News

Yale in London Welcomes Singapore: Connecting Cultures

  • 30 June 2015

This article was originally written as a Featured Story for the Yale Centre for British Art. You can see the original the aritcle here.

Yale’s global connections continue to reach both East and West. The Yale Center for British Art’s Yale in London Program opened its doors even wider, now welcoming students from the new Yale–National University in Singapore campus. Last spring, four students from Yale–NUS joined the program, which totaled seven. The Yale–NUS curriculum focuses on building global perspectives, so it is particularly fitting for these students to join Yale undergraduates in one of the university’s flagship study abroad programs.

In the program, Yale–NUS students and Yale students from the New Haven campus take courses related to British culture and history and live together in shared flats, in various London neighborhoods. Their curriculum for spring includes courses on theater, Victorian photography, and early modern social history.

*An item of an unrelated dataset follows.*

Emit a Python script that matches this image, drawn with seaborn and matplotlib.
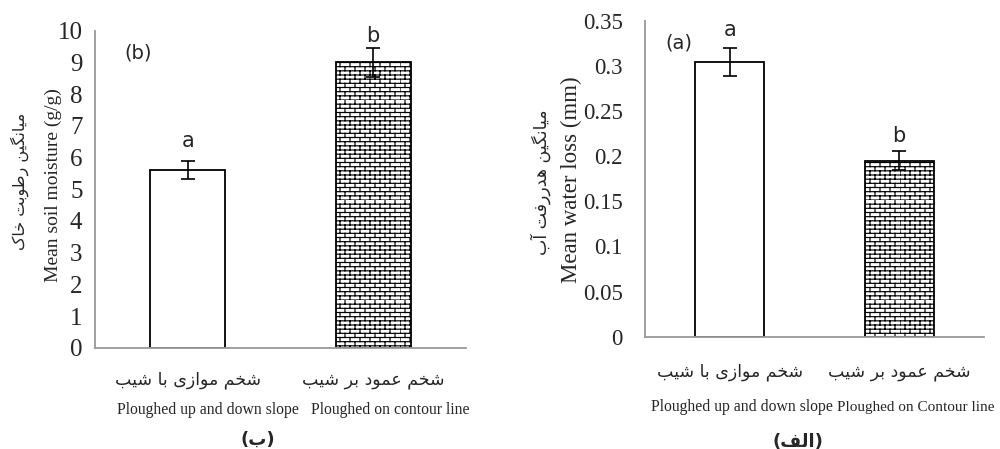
import warnings
warnings.filterwarnings("ignore")
import numpy as np
import pandas as pd
import matplotlib
matplotlib.use("Agg")
import matplotlib.pyplot as plt
import matplotlib.hatch as mhatch
from matplotlib.path import Path
import seaborn as sns

# ---------------- data ----------------
cat_fa = ["شخم موازی با شیب", "شخم عمود بر شیب"]
moist_vals = [5.6, 9.0]
moist_err = [0.28, 0.46]
moist_letters = ["a", "b"]
loss_vals = [0.304, 0.195]
loss_err = [0.0155, 0.0103]
loss_letters = ["a", "b"]
moist_ticks = [0, 1, 2, 3, 4, 5, 6, 7, 8, 9, 10]
loss_ticks = [0, 0.05, 0.1, 0.15, 0.2, 0.25, 0.3, 0.35]
moist_ylabel_en = "Mean soil moisture (g/g)"
moist_ylabel_fa = "میانگین رطوبت خاک"
loss_ylabel_en = "Mean water loss (mm)"
loss_ylabel_fa = "میانگین هدررفت آب"
en_left = ["Ploughed up and down slope", "Ploughed on contour line"]
en_right = ["Ploughed up and down slope", "Ploughed on Contour line"]
cap_left = "ب"
cap_right = "الف"

# ---------------- Persian shaping ----------------
FORMS = {  # iso, fin, ini, med
    "ا": ("\uFE8D", "\uFE8E", None, None),
    "آ": ("\uFE81", "\uFE82", None, None),
    "ب": ("\uFE8F", "\uFE90", "\uFE91", "\uFE92"),
    "ت": ("\uFE95", "\uFE96", "\uFE97", "\uFE98"),
    "خ": ("\uFEA5", "\uFEA6", "\uFEA7", "\uFEA8"),
    "د": ("\uFEA9", "\uFEAA", None, None),
    "ر": ("\uFEAD", "\uFEAE", None, None),
    "ز": ("\uFEAF", "\uFEB0", None, None),
    "ش": ("\uFEB5", "\uFEB6", "\uFEB7", "\uFEB8"),
    "ط": ("\uFEC1", "\uFEC2", "\uFEC3", "\uFEC4"),
    "ع": ("\uFEC9", "\uFECA", "\uFECB", "\uFECC"),
    "ف": ("\uFED1", "\uFED2", "\uFED3", "\uFED4"),
    "ل": ("\uFEDD", "\uFEDE", "\uFEDF", "\uFEE0"),
    "م": ("\uFEE1", "\uFEE2", "\uFEE3", "\uFEE4"),
    "ن": ("\uFEE5", "\uFEE6", "\uFEE7", "\uFEE8"),
    "ه": ("\uFEE9", "\uFEEA", "\uFEEB", "\uFEEC"),
    "و": ("\uFEED", "\uFEEE", None, None),
    "ی": ("\uFBFC", "\uFBFD", "\uFBFE", "\uFBFF"),
    "ک": ("\uFB8E", "\uFB8F", "\uFB90", "\uFB91"),
    "گ": ("\uFB92", "\uFB93", "\uFB94", "\uFB95"),
}


def dual(c):
    return c in FORMS and FORMS[c][2] is not None


def shape(s):
    out = []
    for i, c in enumerate(s):
        if c not in FORMS:
            out.append(c)
            continue
        prev = s[i - 1] if i > 0 else ""
        nxt = s[i + 1] if i + 1 < len(s) else ""
        jp = dual(prev)
        jn = dual(c) and nxt in FORMS
        iso, fin, ini, med = FORMS[c]
        if jp and jn:
            out.append(med)
        elif jp:
            out.append(fin)
        elif jn:
            out.append(ini)
        else:
            out.append(iso)
    return "".join(out[::-1])


# ---------------- brick hatch ----------------
class BrickHatch(mhatch.HatchPatternBase):
    def __init__(self, hatch, density):
        self.on = hatch.count("b") > 0
        self.rows = 24
        self.cols = 10
        if self.on:
            self.num_vertices = 2 * self.rows + 2 * self.rows * self.cols
        else:
            self.num_vertices = 0

    def set_vertices_and_codes(self, vertices, codes):
        h = 1.0 / self.rows
        w = 1.0 / self.cols
        k = 0
        for i in range(self.rows):
            y = i * h
            vertices[k] = (0.0, y); codes[k] = Path.MOVETO; k += 1
            vertices[k] = (1.0, y); codes[k] = Path.LINETO; k += 1
        for i in range(self.rows):
            y0 = i * h
            off = 0.5 * w if i % 2 else 0.0
            for j in range(self.cols):
                x = j * w + off
                vertices[k] = (x, y0); codes[k] = Path.MOVETO; k += 1
                vertices[k] = (x, y0 + h); codes[k] = Path.LINETO; k += 1


mhatch._hatch_types.append(BrickHatch)

# ---------------- style ----------------
sns.set_style("white")
plt.rcParams["hatch.linewidth"] = 0.85
plt.rcParams["font.family"] = ["Liberation Serif", "DejaVu Sans"]
FA = ["DejaVu Sans"]
SPINE = "#999999"

fig = plt.figure(figsize=(10, 4.49), dpi=100)
axL = fig.add_axes([0.095, 0.2256, 0.371, 0.706])
axR = fig.add_axes([0.645, 0.2501, 0.339, 0.7038])


def panel(ax, vals, errs, letters, ticks, ylim, tag, tagpos, letter_off,
          xpad, ysize):
    df = pd.DataFrame({"cat": [shape(c) for c in cat_fa], "val": vals})
    sns.barplot(data=df, x="cat", y="val", ax=ax, color="white",
                edgecolor="black", linewidth=1.3, width=0.405,
                errorbar=None)
    bars = ax.patches
    bars[1].set_hatch("b")
    ax.errorbar(x=range(len(vals)), y=vals, yerr=errs, fmt="none",
                ecolor="black", elinewidth=1.2, capsize=5, capthick=1.2,
                zorder=5)
    for i, (v, e, l) in enumerate(zip(vals, errs, letters)):
        ax.annotate(l, (i, v + e), xytext=(0, letter_off[i]),
                    textcoords="offset points", ha="center", va="baseline",
                    fontsize=15, family=["DejaVu Sans"])
    ax.text(tagpos[0], tagpos[1], tag, transform=ax.transAxes,
            fontsize=14, family=["DejaVu Sans"], ha="center", va="center")
    ax.set_xlim(-0.5, 1.5)
    ax.set_ylim(*ylim)
    ax.set_yticks(ticks)
    ax.set_yticklabels([f"{t:g}" for t in ticks])
    ax.set_xticks([-0.5, 0.5, 1.5], minor=True)
    ax.tick_params(axis="x", which="major", length=0, pad=xpad)
    ax.tick_params(axis="x", which="minor", direction="in", length=5.5,
                   width=1.2, color=SPINE)
    ax.tick_params(axis="y", direction="in", length=4.5, width=1.2,
                   color=SPINE, labelsize=ysize)
    for lab in ax.get_xticklabels():
        lab.set_family(FA)
        lab.set_fontsize(12.5)
    for s in ["top", "right"]:
        ax.spines[s].set_visible(False)
    for s in ["left", "bottom"]:
        ax.spines[s].set_color(SPINE)
        ax.spines[s].set_linewidth(1.3)
    ax.set_xlabel("")
    ax.set_ylabel("")


panel(axL, moist_vals, moist_err, moist_letters, moist_ticks, (0, 10),
      "(b)", (0.115, 0.93), [10, 4], 17, 18)
panel(axR, loss_vals, loss_err, loss_letters, loss_ticks, (0, 0.35),
      "(a)", (0.1, 0.93), [9, 7], 19, 16.5)
axL.tick_params(axis="y", pad=9)
axR.tick_params(axis="y", pad=16)

# y labels
fig.text(0.053, 0.588, moist_ylabel_en, rotation=90, ha="center",
         va="center", fontsize=14)
fig.text(0.020, 0.595, shape(moist_ylabel_fa), rotation=90, ha="center",
         va="center", fontsize=11.5, family=FA)
fig.text(0.571, 0.60, loss_ylabel_en, rotation=90, ha="center",
         va="center", fontsize=16.5)
fig.text(0.541, 0.595, shape(loss_ylabel_fa), rotation=90, ha="center",
         va="center", fontsize=12.5, family=FA)

# English category lines
fig.text(0.208, 1 - 410 / 449, en_left[0], ha="center", va="center",
         fontsize=11.3)
fig.text(0.390, 1 - 410 / 449, en_left[1], ha="center", va="center",
         fontsize=11.3)
fig.text(0.742, 1 - 407 / 449, en_right[0], ha="center", va="center",
         fontsize=11.3)
fig.text(0.837, 1 - 407 / 449, en_right[1], ha="left", va="center",
         fontsize=11.0)

# captions
fig.text(0.258, 1 - 440 / 449, "(" + shape(cap_left) + ")", ha="center",
         va="center", fontsize=13, family=FA, weight="bold")
fig.text(0.798, 1 - 442 / 449, "(" + shape(cap_right) + ")", ha="center",
         va="center", fontsize=13, family=FA, weight="bold")

fig.savefig("out.png", dpi=100)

Yale scholars associated with the Paul Mellon Centre for Studies in British Art have developed connections with local museums and institutions, which have translated into exciting opportunities, including behind-the-scenes access to museums and meetings with curators of historic sites. Field trips have included the National Media Museum in Bradford and a tour of BBC Broadcasting House.

The theater course inspired a great deal of discussion among the students. For this focused study in British drama, students attended one play each week. This was their first exposure to theater for some of the Yale–NUS students. Aleithia Low (Yale–NUS ’17) appreciated the experience all the more, having a more in-depth context. The professor introduced them to a wide variety of production styles and plays dating from the seventeenth century to the 2010s. Many emotionally challenging productions required students to learn to make critical judgments by mining their own feelings.

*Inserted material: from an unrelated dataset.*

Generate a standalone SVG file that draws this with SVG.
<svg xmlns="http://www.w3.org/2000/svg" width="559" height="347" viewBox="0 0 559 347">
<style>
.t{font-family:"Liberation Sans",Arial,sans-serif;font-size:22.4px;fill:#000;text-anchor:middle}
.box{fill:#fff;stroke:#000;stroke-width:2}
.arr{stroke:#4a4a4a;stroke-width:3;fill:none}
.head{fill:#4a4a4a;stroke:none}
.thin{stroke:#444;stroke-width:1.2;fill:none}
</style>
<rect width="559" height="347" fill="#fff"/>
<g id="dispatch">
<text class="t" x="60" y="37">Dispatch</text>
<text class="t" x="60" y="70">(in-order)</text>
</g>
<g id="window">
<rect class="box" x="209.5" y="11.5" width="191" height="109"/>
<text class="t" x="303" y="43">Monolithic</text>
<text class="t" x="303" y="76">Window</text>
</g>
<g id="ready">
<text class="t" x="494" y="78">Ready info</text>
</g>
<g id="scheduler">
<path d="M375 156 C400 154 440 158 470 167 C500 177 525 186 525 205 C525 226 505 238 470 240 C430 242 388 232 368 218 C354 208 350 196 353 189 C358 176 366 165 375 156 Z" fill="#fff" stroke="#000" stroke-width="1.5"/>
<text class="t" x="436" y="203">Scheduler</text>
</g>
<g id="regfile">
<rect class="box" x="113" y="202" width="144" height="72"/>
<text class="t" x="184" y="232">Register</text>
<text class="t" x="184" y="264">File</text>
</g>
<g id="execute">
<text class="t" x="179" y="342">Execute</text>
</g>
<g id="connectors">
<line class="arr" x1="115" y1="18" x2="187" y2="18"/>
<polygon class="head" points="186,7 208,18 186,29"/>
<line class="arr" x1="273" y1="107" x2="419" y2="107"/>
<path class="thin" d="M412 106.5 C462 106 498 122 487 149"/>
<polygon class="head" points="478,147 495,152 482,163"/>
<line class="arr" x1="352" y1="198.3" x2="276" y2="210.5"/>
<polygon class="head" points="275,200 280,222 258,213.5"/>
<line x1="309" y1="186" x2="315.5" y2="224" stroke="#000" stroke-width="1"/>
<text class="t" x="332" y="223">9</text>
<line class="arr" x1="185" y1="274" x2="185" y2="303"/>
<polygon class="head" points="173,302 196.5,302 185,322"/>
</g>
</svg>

Living together in London built a strong sense of community within the group. They economized by grocery shopping and cooking together, sharing fully equipped kitchens in their flats. For some undergraduates, cooking for themselves was a new experience, but one they enjoyed. During the renovation of the Paul Mellon Centre, Yale’s London base on Bedford Square, the students have also been sharing classroom facilities with other American study abroad programs. This provided the opportunity to meet students from other American universities. David Chia (Yale–NUS ’17) attended lectures at the Courtauld Institute and the School of Oriental and African Studies and met British students in nearby coffee shops. But most often the Yale students socialize with each other. Chia said that it has been a rewarding experience for students from the Singapore campus to interact with Yale students. “It helps to correct any misunderstandings between the two groups and helps us better understand each other,” he explained.

Plunged into a dynamic and multicultural city, the students from New Haven and Singapore have explored British life together. When asked if they will return to London in the future, many said yes, they hoped to build on the connections they have made and to return to the UK for work or graduate study.